Diese „vertrauensvolle Beziehung“ zwischen Angela Merkel und Friede Springer schoss mir durch den Kopf als ich letzte Woche die tägliche Bild-Zeitung und Bild am Sonntag las.

Wie kam es plötzlich zu den fetten Überschriften „So starb die Gorch-Fock-Matrosin“ oder „Minister Liebling im Sturm“?
Und warum konfrontierte gerade dieses meinungsmächtige Boulevard-Blatt seine Leser mit „Ekel-Ritualen“ in der Bundeswehr oder mit dem Zitat, die Gorch-Fock sei „der größte schwimmende Puff Deutschlands“?

Hat mit solchen Titeln nicht gerade die Bild-Zeitung dem Verteidigungsminister, Deutschlands mit Abstand „beliebtesten Politiker“, einen kräftigen Schuss vor den Bug gegeben? Und das nachdem sie die Guttenbergs monatelang mit einem Poster nach dem anderen zu Stars hochgeschrieben hat. Warum hetzte gerade diese Springer-Zeitung – wieder einmal – die Medienmeute auf zu Guttenberg?
Wie ist diese (wohl kurzfristige) Attacke der Bild-Zeitung auf Deutschlands „Liebling“ zu erklären? Warum wollte man ihm einen kleinen Kratzer im Lack verpassen?

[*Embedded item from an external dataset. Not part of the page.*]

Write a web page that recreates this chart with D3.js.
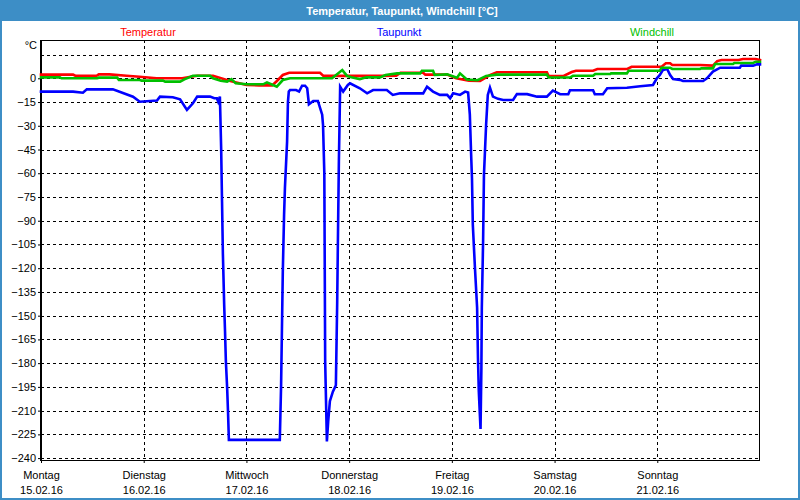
<!DOCTYPE html>
<html>
<head>
<meta charset="utf-8">
<script src="https://cdn.jsdelivr.net/npm/d3@7"></script>
<style>
  html, body { margin: 0; padding: 0; background: #fff; }
  svg { display: block; }
  text { font-family: "Liberation Sans", Arial, sans-serif; }
</style>
</head>
<body>
<svg id="chart" width="800" height="500"></svg>
<script>
// ---------------- data ----------------
const title = "Temperatur, Taupunkt, Windchill [°C]";
const seriesNames = ["Temperatur", "Taupunkt", "Windchill"];
const seriesColors = ["#ff0000", "#0000ff", "#00c000"];
const dayNames = ["Montag", "Dienstag", "Mittwoch", "Donnerstag", "Freitag", "Samstag", "Sonntag"];
const dayDates = ["15.02.16", "16.02.16", "17.02.16", "18.02.16", "19.02.16", "20.02.16", "21.02.16"];
const dayHours = [0, 24, 48, 72, 96, 120, 144];
const yTicks = [0, -15, -30, -45, -60, -75, -90, -105, -120, -135, -150, -165, -180, -195, -210, -225, -240];
const yGrid = [15, 0, -15, -30, -45, -60, -75, -90, -105, -120, -135, -150, -165, -180, -195, -210, -225, -240];

// hours since Monday 15.02.16 00:00
const tempHours = [0, 7.5, 8, 13, 13.5, 16, 20, 23, 27, 33, 35, 36.5, 40.2, 44, 48, 51, 54, 55, 56.5, 58, 65.2, 66, 79, 83, 84, 89.3, 89.8, 94.9, 97, 100, 102.6, 105, 106.5, 118.2, 118.6, 122, 124, 125, 129, 130, 137, 138, 145, 146, 147, 147.5, 154, 157, 158, 159, 163, 164, 167, 168];
const tempValues = [2.3, 2.3, 1.6, 1.6, 2.5, 2.5, 1.6, 1.0, 0, 0, 1.0, 1.6, 1.6, -1.5, -4.2, -4.5, -4.5, -2, 2.1, 3.5, 3.5, 1.5, 1.5, 1.6, 3.5, 3.5, 2.3, 2.3, 0, -1.5, -1.7, 2.1, 3.8, 3.8, 1.6, 1.4, 4.0, 4.8, 4.8, 5.9, 5.9, 7.3, 7.3, 9.5, 9.5, 8.4, 8.4, 8.0, 10.9, 11.6, 11.6, 12.2, 12.2, 11.6];

const dewHours = [0, 7.5, 9.8, 10.7, 16.8, 21.5, 23.1, 27.1, 27.8, 30.8, 32.5, 34.1, 35.5, 36.5, 39.5, 40.5, 41.1, 41.4, 41.8, 42.1, 42.3, 42.5, 42.8, 43.0, 43.2, 43.5, 43.7, 43.9, 55.8, 56.1, 56.3, 56.5, 56.8, 57.0, 57.5, 57.7, 57.9, 58.2, 59.6, 60.3, 61.0, 61.7, 62.2, 62.6, 63.6, 64.7, 65.7, 65.9, 66.2, 66.4, 66.8, 67.1, 67.5, 68.2, 68.9, 69.2, 69.4, 69.6, 69.9, 70.6, 71.7, 72.2, 74.5, 76.2, 77.6, 80.8, 82.2, 83.9, 89.3, 90.2, 91.6, 93.2, 94.9, 95.6, 96.3, 97.9, 99.1, 99.8, 100.2, 100.5, 100.7, 100.9, 101.4, 101.9, 102.1, 102.3, 102.7, 102.9, 103.0, 103.3, 103.5, 104.0, 104.4, 104.9, 105.6, 106.8, 108.0, 110.3, 111.2, 113.6, 115.9, 118.2, 119.6, 121.3, 123.2, 123.6, 129.0, 129.4, 131.3, 132.3, 136.9, 140, 143, 143.9, 144.6, 145.3, 146.3, 147.0, 147.7, 149.3, 150.0, 154.7, 155.6, 157.0, 158.7, 163.3, 163.6, 166.4, 167.3, 168];
const dewValues = [-8.4, -8.4, -9.1, -7.0, -7.0, -11.6, -14.8, -14.1, -11.6, -12.0, -13.3, -20, -15.8, -11.6, -11.6, -12.6, -12.6, -14.8, -11.6, -45, -78, -111, -143, -160, -179, -196, -211, -228.5, -228.5, -194, -158, -122, -86, -69, -40, -15, -8.4, -7.4, -7.4, -8.4, -4.7, -4.7, -6.3, -16.4, -14.3, -14.3, -23, -29.5, -60, -179, -229.5, -217, -204, -198, -194, -143, -97, -52.7, -5.3, -8.4, -4.2, -3.2, -6.3, -9.5, -7.4, -7.4, -10.5, -9.5, -9.5, -5.3, -8.4, -10.5, -10.5, -12.6, -9.5, -10.5, -8.4, -9, -23, -48, -63, -92.6, -120, -145, -176.6, -198, -221.6, -183, -145, -103, -61, -29.5, -10.5, -5.9, -11.6, -13, -13.7, -13.7, -10, -10, -11.6, -11.6, -7.8, -10.1, -10.1, -7.6, -7.6, -10.1, -10.1, -6.3, -6.0, -5.0, -4.2, 0, 2.1, 5.2, 5.9, 2.1, -0.4, -1.0, -1.7, -1.7, 0, 4.2, 6.7, 6.7, 8, 8, 8.8, 8.8];

const chillHours = [0, 4.4, 4.8, 13.1, 13.5, 17.8, 18.2, 23.1, 23.5, 28.5, 29, 32.5, 33.5, 35.5, 39.5, 40.2, 42, 43.5, 44.5, 45.5, 48.1, 51.9, 52.8, 54.2, 55.1, 56.5, 58.2, 68, 70.4, 71.5, 72.5, 74.5, 76, 79.2, 80.5, 83.2, 88.6, 89, 91.6, 92, 94.9, 97.2, 97.9, 99.5, 102, 104, 106.5, 118.2, 118.6, 123.6, 124.3, 129, 129.5, 133, 133.2, 136.9, 137.3, 144.6, 145, 147, 147.5, 154, 154.3, 157, 157.5, 161.7, 162, 166.4, 167, 168];
const chillValues = [0.6, 0.6, 0, 0, 0.4, 0.4, -1.1, -1.1, -1.5, -1.5, -2.1, -2.1, -0.7, 1.6, 1.6, 0, -1.5, -2.1, -0.5, -3.2, -3.8, -3.8, -2.6, -4.2, -5.3, -1.1, 0, 0, 5.2, 1.5, 0.6, -0.5, 0.6, 0.6, 2.1, 3.1, 3.1, 4.8, 4.8, 2.1, 2.5, 0.4, 3.1, -0.8, -1.2, 1.5, 2.3, 2.3, 0.6, 0.5, 1.6, 1.6, 2.7, 2.7, 3.1, 3.1, 4.8, 4.8, 6.7, 6.7, 5.9, 5.9, 6.3, 6.3, 9.0, 9.0, 9.7, 9.7, 10.5, 10.5];

// ---------------- drawing ----------------
(function () {
const W = 800, H = 500;
const svg = d3.select("#chart");
const frameColor = "#3d8ec6";

svg.append("rect").attr("x", 0).attr("y", 0).attr("width", W).attr("height", H).attr("fill", "#ffffff");
svg.append("rect").attr("x", 1).attr("y", 1).attr("width", W - 2).attr("height", H - 2)
   .attr("fill", "none").attr("stroke", frameColor).attr("stroke-width", 2);
svg.append("rect").attr("x", 0).attr("y", 0).attr("width", W).attr("height", 21).attr("fill", frameColor);
svg.append("text").attr("x", 402).attr("y", 14.5).attr("text-anchor", "middle")
   .attr("fill", "#ffffff").attr("font-weight", "bold").attr("font-size", "11px").text(title);

const pL = 41, pR = 760, pT = 40, pB = 460;
const x = d3.scaleLinear().domain([0, 168]).range([pL, pR]);
const y = d3.scaleLinear().domain([-241.2, 24.2]).range([pB, pT]);

// legend
const legendX = [148, 399, 652];
seriesNames.forEach((n, i) => {
  svg.append("text").attr("x", legendX[i]).attr("y", 36).attr("text-anchor", "middle")
     .attr("font-size", "11px").attr("fill", seriesColors[i]).text(n);
});

// grid
const grid = svg.append("g").attr("stroke", "#000").attr("stroke-width", 1).attr("stroke-dasharray", "3,3");
grid.selectAll("line.h").data(yGrid).join("line").attr("class", "h")
  .attr("x1", pL).attr("x2", pR)
  .attr("y1", d => Math.round(y(d)) + 0.5).attr("y2", d => Math.round(y(d)) + 0.5);
grid.selectAll("line.v").data(dayHours.slice(1)).join("line").attr("class", "v")
  .attr("y1", pT).attr("y2", pB)
  .attr("x1", d => Math.round(x(d)) + 0.5).attr("x2", d => Math.round(x(d)) + 0.5);

// y axis
const yAxis = d3.axisLeft(y).tickValues(yTicks).tickSize(3).tickPadding(2).tickFormat(d3.format("d"));
const gy = svg.append("g").attr("transform", `translate(${pL},0)`).call(yAxis);
gy.select(".domain").remove();
gy.selectAll("text").attr("font-size", "11px").attr("fill", "#000").attr("font-family", "Liberation Sans, Arial, sans-serif");
gy.selectAll("line").attr("stroke", "#000");
svg.append("text").attr("x", 37).attr("y", 49).attr("text-anchor", "end").attr("font-size", "11px").text("°C");

// x axis
const xAxis = d3.axisBottom(x).tickValues(dayHours).tickSize(3).tickFormat(() => "");
const gx = svg.append("g").attr("transform", `translate(0,${pB})`).call(xAxis);
gx.select(".domain").remove();
gx.selectAll("line").attr("stroke", "#000");
gx.selectAll(".tick").each(function (d, i) {
  const t = d3.select(this);
  t.append("text").attr("y", 19).attr("fill", "#000").attr("font-size", "11px")
    .attr("font-family", "Liberation Sans, Arial, sans-serif").attr("text-anchor", "middle").text(dayNames[i]);
  t.append("text").attr("y", 34).attr("fill", "#000").attr("font-size", "11px")
    .attr("font-family", "Liberation Sans, Arial, sans-serif").attr("text-anchor", "middle").text(dayDates[i]);
});

// plot frame
svg.append("rect").attr("x", pL + 0.5).attr("y", pT + 0.5).attr("width", pR - pL - 1).attr("height", pB - pT)
   .attr("fill", "none").attr("stroke", "#000").attr("stroke-width", 1);
svg.append("line").attr("x1", pL - 0.5).attr("x2", pL - 0.5).attr("y1", pT).attr("y2", pB + 1).attr("stroke", "#000").attr("stroke-width", 1);
svg.append("line").attr("x1", pL - 1).attr("x2", pR).attr("y1", pB + 0.5).attr("y2", pB + 0.5).attr("stroke", "#000").attr("stroke-width", 1);

// series
const line = d3.line().x(d => x(d[0])).y(d => y(d[1]));
const series = [
  d3.zip(tempHours, tempValues),
  d3.zip(dewHours, dewValues),
  d3.zip(chillHours, chillValues)
];
const plot = svg.append("g");
series.forEach((s, i) => {
  plot.append("path").datum(s).attr("d", line)
    .attr("fill", "none").attr("stroke", seriesColors[i]).attr("stroke-width", 2.6)
    .attr("stroke-linejoin", "miter").attr("stroke-linecap", "square");
});
})();
</script>
</body>
</html>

Könnte da vielleicht Angela Merkel im (natürlich) gepflegten Plausch mit Friede Springer dezent die Frage angedeutet haben, was die Blätter ihres Verlags eigentlich für ein Ziel damit verfolgten, wenn sie ihr, der Kanzlerin, einen lästigen Konkurrenten hochschreiben? Und könnte vielleicht Friede Springer, aufgeschreckt von ihrer Freundin Angela Merkel, gegenüber ihrem Consigliere Mathias Döpfner, ihrem treuen Diener im Konzern eine zarte Andeutung in diese Richtung gemacht haben? Und könnte dann möglicherweise der Vorstandsvorsitzende der Axel Springer AG bei einer Tasse Kaffee mit den Chefredakteuren von Bild und Bild am Sonntag so ganz nebenbei eine Bemerkung fallen gelassen haben, dass die Vorfälle bei der Bundeswehr doch nicht so ganz koscher seien und zu Guttenberg schon mal eine bessere Figur abgegeben habe?

Nein, so lief das natürlich nicht ab. Das könnte ja nur der wirren Phantasie eines Verschwörungstheoretikers entsprungen sein. Aber eines ist jedenfalls sicher, das Triumfeminat hält – jedenfalls noch – zusammen. Und Angela Merkel kann sich auf Friede Springer und Liz Mohn verlassen, solange die Kanzlerin das „Werdende“ im Sinne des „Gewordenen“ (im Sinne der Springer-Zeitungen) und des „Werdensollenden“ (im Sinne der Bertelsmann-Stiftung) weiterspinnt.
Wenn nicht, dann drohte der Kanzlerin allerdings die Götterdämmerung.